Runalong The Short Shelves - Weird Horror #9

Publisher - Undertow Publications

Price - $16 via https://undertowpublications.com/shop/weird-horror-9

Hellooo!

On the cusp of the spooky season arriving for this trip to the short shelves it is a trip to the horror shelf and this time with a an appropriately weirder twist. Reality and logic are not always here going to help and that may make it a little frightening.

it’s a large magazine with over 130 ages of content.

On Horror by Simon Strantzas looks at Clive Barker and intriguingly argues their work is less pure horror but uses the framework of it for their own type of stories.

In Grey’s Grotesqueries by Orrin Grey we get a look at artist and horror fan Richard Sala’s career with a personal touch.

Fiction then begins with

Black Water by Sean Padraic Birnie- an increasingly disturbing encounter here as a man lost in a strange city meets an enigmatic stranger. Time, space and even the human body then go through the winger and it’s less our main character’s horror but more his strange acceptance of his situation that powerfully disturbs. Loneliness can make you seek happiness to extremes.

New In Town by Corey Farrenkopf - this is a trio of linked experiences where the characters are new in town and all want to be accepted. One is told they must visit and enter a particular crypt, another finds disturbing crypts by the dweller of a tent by their house and the final occupant finds a strange note that leads them all on disturbing journeys. Everything gets stranger and more dangerous and yet the stories highlight our drive to be accepted by a community can sometimes make us put ourselves in dangerous places.

It Knows What’s Under Your Skin by James Fernandes - a take that’s starts with our narrator watching a young couple decide to enter a form of spooky haunted house event. It’s sinister as the event organisers know everything about this couple so we wonder what the agenda is but there is a sharp left turn I really enjoyed experiencing - identity is a fascinating thing to play with. The lack of answers helps the story work.

Fragments (From A Film) by Avra Margariti - this is a disturbing tale of people watching a film where someone puts themesves through immense body horror. A story exploring how we seek pain in media for our own ends and the horror here is what this can inspire people to do. Sinisterly and powerfully uncomfortable.

All The Devils Are Here by Mike O’Driscoll - a struggling actor trying to learn a method to make their ambitions come to awaits his friend at a bar. This story really puts identity and reality through the wringer. Characters change names and looks, time and objects change and it’s as strange to us as it is to our witless main character. Eventually we realise a trap has been pulled and hints at what the bigger agenda was all along. I really liked this experience of a tale.

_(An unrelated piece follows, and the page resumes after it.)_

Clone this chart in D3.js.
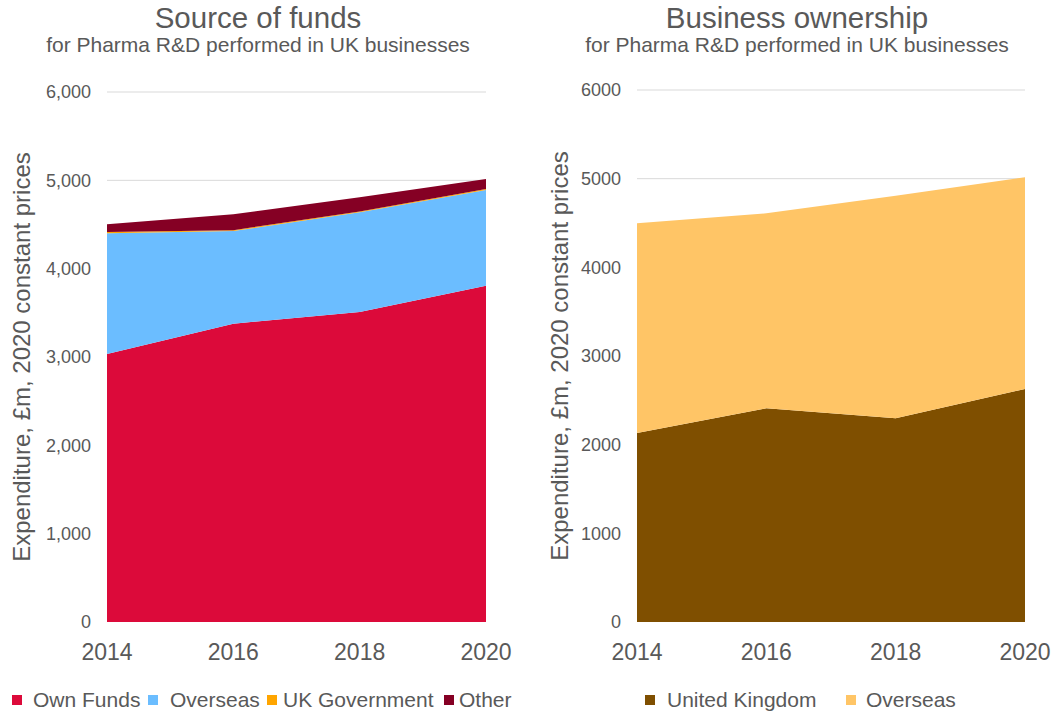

Fliers by Gordon Brown - this story takes the horror of someone playing a horrible prank on you and magnifies it into something terrifying. A strange black leaflet is sent again and again with strange and haunting messages. Things escalate from there and again the black of answers but sense something malignant is at work is brilliantly delivered.

Rippling Salt, Like Rolling Waves by Jorja Osha - this appears a police procedural where we find people are disappearing and our main character seeks her missing sister. I’ll leave at that as this tale is visceral body horror and has some unexpected reveals in store.

Our Best Selves by Hiron Ennes - a very eerie tale where family move into a house made of stone including the furniture. That is not the strangest thing to happen in this story. The family appear to be hiding from something, the seemingly idyllic life they seek is not one we would and everyone in the family changes during the course of their stay. Was this inherent in them already or is it their new home at work. Threats weave and yet are all strangely accepted. The family’s acceptance of it all is what makes this uncomfortable as we see how much has changed over the story. Haunting!

To The Wolves by Sasha Brown - a son brings his mother to stay at a new nursing home. This very smart tale explores the guilt of the parental relationship and who sacrifices what and also how the young can see bringing old as a burden and something to fear. Prices have to be paid but not as we expect.

Finally in The Macabre Reader we have Lynette Stevenson look at a variety of and old new weird fiction collections

All in all if you’re looking for a haunting and strange trio this autumn it’s definitely recommended!